For the ace-six flats dice described, the chance that the sum of two dice is 7 equals 0.1875. For regular, fair six-sided dice, the chance that the sum of two dice is 7 equals 0.1667.


a) (5 points) You can choose to roll two ace-six flats dice 1000 times, or to roll two regular dice 100 times. If you roll more than 20% sevens, you win one million dollars. Which choice gives you the better chance of winning the million dollars? Justify your answer.
b) (4 points) In the casino game craps, you roll two dice. You win if the sum of the two dice is a seven or an eleven. You roll a pair of dice one time. Calculate the chances that you win with (i) the ace-six flats dice, and (ii) fair dice. Show the chances and your work for both types of dice.


c) (5 points) Pretend that you are the owner of the casino. You see a gambler who you suspect is using ace-six flats dice rather than regular ones. She has played 100 times and obtained 30 wins by throwing a seven or eleven on the first roll of the dice. For the ace-six-flats dice, calculate the chance she would get at least 30 wins.
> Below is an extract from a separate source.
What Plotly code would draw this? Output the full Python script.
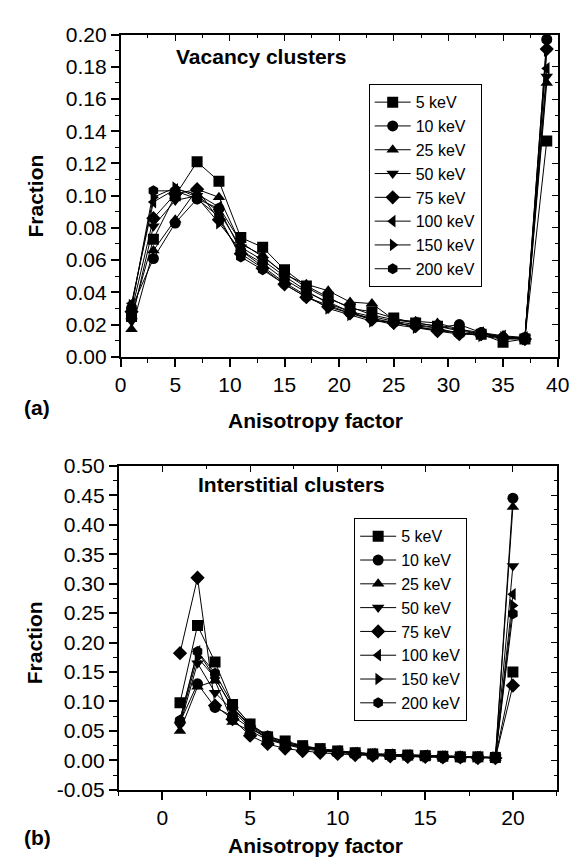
import plotly.graph_objects as go

# ---------------- data ----------------
energies = ["5 keV", "10 keV", "25 keV", "50 keV", "75 keV", "100 keV", "150 keV", "200 keV"]
symbols = ["square", "circle", "triangle-up", "triangle-down", "diamond", "triangle-left", "triangle-right", "hexagon"]

vac_x = [1, 3, 5, 7, 9, 11, 13, 15, 17, 19, 21, 23, 25, 27, 29, 31, 33, 35, 37, 39]
vac_5 = [0.025, 0.073, 0.100, 0.121, 0.109, 0.074, 0.068, 0.054, 0.044, 0.037, 0.030, 0.028, 0.024, 0.021, 0.019, 0.016, 0.014, 0.009, 0.011, 0.134]
vac_10 = [0.030, 0.061, 0.083, 0.098, 0.092, 0.066, 0.058, 0.048, 0.040, 0.034, 0.028, 0.025, 0.022, 0.020, 0.018, 0.020, 0.015, 0.012, 0.012, 0.197]
vac_25 = [0.017, 0.066, 0.085, 0.104, 0.099, 0.070, 0.063, 0.051, 0.045, 0.041, 0.034, 0.033, 0.023, 0.022, 0.021, 0.017, 0.014, 0.013, 0.011, 0.170]
vac_50 = [0.022, 0.081, 0.097, 0.100, 0.090, 0.068, 0.060, 0.050, 0.041, 0.033, 0.028, 0.023, 0.020, 0.018, 0.016, 0.015, 0.013, 0.011, 0.012, 0.174]
vac_75 = [0.028, 0.086, 0.101, 0.104, 0.085, 0.064, 0.055, 0.045, 0.037, 0.031, 0.027, 0.023, 0.021, 0.019, 0.016, 0.014, 0.014, 0.012, 0.011, 0.191]
vac_100 = [0.033, 0.096, 0.104, 0.101, 0.093, 0.071, 0.062, 0.052, 0.043, 0.036, 0.031, 0.026, 0.023, 0.021, 0.019, 0.017, 0.015, 0.013, 0.012, 0.179]
vac_150 = [0.032, 0.099, 0.105, 0.099, 0.083, 0.066, 0.056, 0.046, 0.038, 0.030, 0.026, 0.022, 0.022, 0.018, 0.017, 0.015, 0.013, 0.012, 0.011, 0.190]
vac_200 = [0.030, 0.103, 0.103, 0.098, 0.087, 0.062, 0.054, 0.045, 0.037, 0.032, 0.027, 0.024, 0.021, 0.019, 0.018, 0.014, 0.015, 0.011, 0.011, 0.197]

int_x = list(range(1, 21))
int_5 = [0.098, 0.229, 0.167, 0.095, 0.062, 0.040, 0.033, 0.025, 0.020, 0.016, 0.013, 0.011, 0.010, 0.009, 0.008, 0.007, 0.006, 0.006, 0.005, 0.150]
int_10 = [0.065, 0.130, 0.090, 0.075, 0.055, 0.038, 0.028, 0.022, 0.017, 0.014, 0.012, 0.010, 0.009, 0.008, 0.007, 0.006, 0.006, 0.005, 0.005, 0.445]
int_25 = [0.050, 0.125, 0.135, 0.065, 0.050, 0.035, 0.027, 0.020, 0.016, 0.013, 0.011, 0.009, 0.008, 0.007, 0.006, 0.006, 0.005, 0.005, 0.004, 0.430]
int_50 = [0.060, 0.165, 0.115, 0.085, 0.055, 0.037, 0.028, 0.022, 0.018, 0.015, 0.012, 0.010, 0.009, 0.008, 0.007, 0.006, 0.006, 0.005, 0.005, 0.330]
int_75 = [0.182, 0.310, 0.093, 0.070, 0.042, 0.028, 0.020, 0.016, 0.013, 0.011, 0.009, 0.008, 0.007, 0.006, 0.006, 0.005, 0.005, 0.004, 0.004, 0.127]
int_100 = [0.070, 0.185, 0.140, 0.090, 0.060, 0.040, 0.030, 0.024, 0.019, 0.016, 0.013, 0.011, 0.010, 0.009, 0.008, 0.007, 0.006, 0.006, 0.005, 0.282]
int_150 = [0.065, 0.175, 0.140, 0.088, 0.058, 0.038, 0.028, 0.022, 0.017, 0.014, 0.012, 0.010, 0.009, 0.008, 0.007, 0.006, 0.006, 0.005, 0.005, 0.263]
int_200 = [0.068, 0.185, 0.148, 0.095, 0.062, 0.042, 0.031, 0.024, 0.019, 0.016, 0.013, 0.011, 0.010, 0.009, 0.008, 0.007, 0.006, 0.006, 0.005, 0.249]

vac_series = [vac_5, vac_10, vac_25, vac_50, vac_75, vac_100, vac_150, vac_200]
int_series = [int_5, int_10, int_25, int_50, int_75, int_100, int_150, int_200]

vac_yticks = [0.00, 0.02, 0.04, 0.06, 0.08, 0.10, 0.12, 0.14, 0.16, 0.18, 0.20]
int_yticks = [-0.05, 0.00, 0.05, 0.10, 0.15, 0.20, 0.25, 0.30, 0.35, 0.40, 0.45, 0.50]

FONT = "Liberation Sans, Arial, sans-serif"

fig = go.Figure()
for name, sym, ys in zip(energies, symbols, vac_series):
    fig.add_trace(go.Scatter(x=vac_x, y=ys, name=name, mode="lines+markers",
                             line=dict(color="black", width=1),
                             marker=dict(symbol=sym, size=11, color="black"),
                             xaxis="x", yaxis="y", legend="legend"))
for name, sym, ys in zip(energies, symbols, int_series):
    fig.add_trace(go.Scatter(x=int_x, y=ys, name=name, mode="lines+markers",
                             line=dict(color="black", width=1),
                             marker=dict(symbol=sym, size=11, color="black"),
                             xaxis="x2", yaxis="y2", legend="legend2"))

# empty helper traces so the mirrored (inside-tick) axes get drawn
for xa, ya in [("x3", "y"), ("x", "y3"), ("x4", "y2"), ("x2", "y4")]:
    fig.add_trace(go.Scatter(x=[None], y=[None], xaxis=xa, yaxis=ya, mode="markers",
                             showlegend=False, hoverinfo="skip"))

W, H = 583, 861
top_dom_x = [110 / W, 561 / W]
top_dom_y = [1 - 346 / H, 1 - 15 / H]
bot_dom_x = [108 / W, 560 / W]
bot_dom_y = [1 - 791 / H, 1 - 458 / H]

tickfont = dict(family=FONT, size=21, color="black")

def main_axis(domain, rng, dtick, anchor, minor_dtick, tickvals=None):
    d = dict(domain=domain, range=rng, dtick=dtick, tick0=0, anchor=anchor,
             showline=True, linecolor="black", linewidth=1.5, mirror=True,
             ticks="outside", ticklen=8, tickwidth=1.5, tickcolor="black",
             minor=dict(dtick=minor_dtick, ticks="outside", ticklen=4, tickwidth=1.2, tickcolor="black"),
             showgrid=False, zeroline=False, tickfont=tickfont)
    if tickvals is not None:
        d["tickmode"] = "array"
        d["tickvals"] = tickvals
        d["ticktext"] = [f"{v:.2f}" for v in tickvals]
    return d

def mirror_axis(domain, rng, dtick, anchor, overlay, side, minor_dtick):
    return dict(domain=domain, range=rng, dtick=dtick, tick0=0, anchor=anchor, overlaying=overlay,
                side=side, showline=False, ticks="inside", ticklen=6, tickwidth=1.3, tickcolor="black",
                minor=dict(dtick=minor_dtick, ticks="inside", ticklen=3, tickwidth=1, tickcolor="black"),
                showticklabels=False, showgrid=False, zeroline=False)

legend_font = dict(family=FONT, size=16, color="black")

fig.update_layout(
    width=W, height=H, margin=dict(l=0, r=0, t=0, b=0),
    paper_bgcolor="white", plot_bgcolor="white",
    font=dict(family=FONT, color="black"),
    xaxis=main_axis(top_dom_x, [0, 40], 5, "y", 2.5),
    yaxis=main_axis(top_dom_y, [0, 0.20], 0.02, "x", 0.01, vac_yticks),
    xaxis2=main_axis(bot_dom_x, [-2.5, 22.5], 5, "y2", 2.5),
    yaxis2=main_axis(bot_dom_y, [-0.05, 0.50], 0.05, "x2", 0.025, int_yticks),
    xaxis3=mirror_axis(top_dom_x, [0, 40], 5, "y", "x", "top", 2.5),
    yaxis3=mirror_axis(top_dom_y, [0, 0.20], 0.02, "x", "y", "right", 0.01),
    xaxis4=mirror_axis(bot_dom_x, [-2.5, 22.5], 5, "y2", "x2", "top", 2.5),
    yaxis4=mirror_axis(bot_dom_y, [-0.05, 0.50], 0.05, "x2", "y2", "right", 0.025),
    legend=dict(x=366 / W, y=1 - 66 / H, xanchor="left", yanchor="top",
                bordercolor="black", borderwidth=1, bgcolor="white",
                font=legend_font, tracegroupgap=0, itemwidth=36),
    legend2=dict(x=351 / W, y=1 - 512 / H, xanchor="left", yanchor="top",
                 bordercolor="black", borderwidth=1, bgcolor="white",
                 font=legend_font, tracegroupgap=0, itemwidth=36),
    showlegend=True,
)

bold = dict(family=FONT, size=21, color="black")
ann = [
    dict(text="<b>Vacancy clusters</b>", x=165 / W, y=1 - 37 / H, xanchor="left", yanchor="middle"),
    dict(text="<b>Interstitial clusters</b>", x=188 / W, y=1 - 477 / H, xanchor="left", yanchor="middle"),
    dict(text="<b>Anisotropy factor</b>", x=311 / W, y=1 - 412 / H, xanchor="center", yanchor="middle"),
    dict(text="<b>Anisotropy factor</b>", x=311 / W, y=1 - 848 / H, xanchor="center", yanchor="middle"),
    dict(text="<b>(a)</b>", x=8 / W, y=1 - 398 / H, xanchor="left", yanchor="middle"),
    dict(text="<b>(b)</b>", x=8 / W, y=1 - 840 / H, xanchor="left", yanchor="middle"),
    dict(text="<b>Fraction</b>", x=22 / W, y=1 - 181 / H, xanchor="center", yanchor="middle", textangle=-90),
    dict(text="<b>Fraction</b>", x=22 / W, y=1 - 640 / H, xanchor="center", yanchor="middle", textangle=-90),
]
fig.update_layout(annotations=[dict(a, xref="paper", yref="paper", showarrow=False, font=bold) for a in ann])

fig.write_html("out.html")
Show work.

d) (1 point) Do you think the person in part c is using the ace-six flats dice or the fair dice? Very briefly say why.

9. Come on… be a Bayesian. Everyone is doing it.

A Stat 101 savvy student seeks to learn about the percentage of current Duke undergraduate students who have jobs this summer. He surveys a random sample of 50 Duke undergraduate students. Of the 50 students, 35 say that they have a summer job, and 15 say they do not. Because the sample size is reasonably large, the student uses a normal curve to approximate the likelihood function, with mean and SE based on those from the data.
Based on information from the Duke career counselors, the student has a prior belief that the percentage of Duke students with summer jobs will be around 50%, give or take 10%. To represent his prior beliefs, he uses a normal curve with a mean of 0.50 and an SD of 0.10. He then proceeds to use Bayesian statistics to estimate the percentage of current Duke students who have summer jobs.